You are viewing a plain text version of this content. The canonical link for it is here.
Posted to user@spark.apache.org by Shaikh Riyaz <sh...@gmail.com> on 2014/07/07 02:30:30 UTC

Data loading to Parquet using spark

Hi,

We are planning to use spark to load data to Parquet and this data will be
query by Impala for present visualization through Tableau.

Can we achieve this flow? How to load data to Parquet from spark? Will
impala be able to access the data loaded by spark?

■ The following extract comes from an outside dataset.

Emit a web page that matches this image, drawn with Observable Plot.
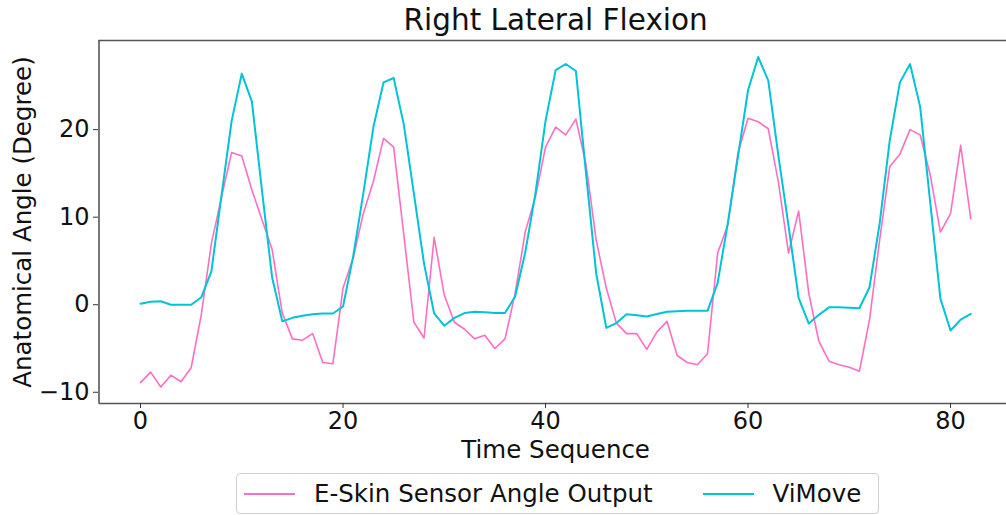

I will greatly appreciate if someone can help with the example to achieve
the goal.

Thanks in advance.

-- 
Regards,

Riyaz

Re: Data loading to Parquet using spark

Posted by Soren Macbeth <so...@yieldbot.com>.
I typed "spark parquet" into google and the top results was this blog post
about reading and writing parquet files from spark

http://zenfractal.com/2013/08/21/a-powerful-big-data-trio/


On Mon, Jul 7, 2014 at 5:23 PM, Michael Armbrust <mi...@databricks.com>
wrote:

> SchemaRDDs, provided by Spark SQL, have a saveAsParquetFile command.  You
> can turn a normal RDD into a SchemaRDD using the techniques described here:
> http://spark.apache.org/docs/latest/sql-programming-guide.html
>
> This should work with Impala, but if you run into any issues please let me
> know.
>
>
> On Sun, Jul 6, 2014 at 5:30 PM, Shaikh Riyaz <sh...@gmail.com> wrote:
>
>> Hi,
>>
>> We are planning to use spark to load data to Parquet and this data will
>> be query by Impala for present visualization through Tableau.
>>
>> Can we achieve this flow? How to load data to Parquet from spark? Will
>> impala be able to access the data loaded by spark?
>>
>> I will greatly appreciate if someone can help with the example to achieve
>> the goal.
>>
>> Thanks in advance.
>>
>> --
>> Regards,
>>
>> Riyaz
>>
>>
>

Re: Data loading to Parquet using spark

Posted by Michael Armbrust <mi...@databricks.com>.
SchemaRDDs, provided by Spark SQL, have a saveAsParquetFile command.  You
can turn a normal RDD into a SchemaRDD using the techniques described here:
http://spark.apache.org/docs/latest/sql-programming-guide.html

This should work with Impala, but if you run into any issues please let me
know.


On Sun, Jul 6, 2014 at 5:30 PM, Shaikh Riyaz <sh...@gmail.com> wrote:

> Hi,
>
> We are planning to use spark to load data to Parquet and this data will be
> query by Impala for present visualization through Tableau.
>
> Can we achieve this flow? How to load data to Parquet from spark? Will
> impala be able to access the data loaded by spark?
>
> I will greatly appreciate if someone can help with the example to achieve
> the goal.
>
> Thanks in advance.
>
> --
> Regards,
>
> Riyaz
>
>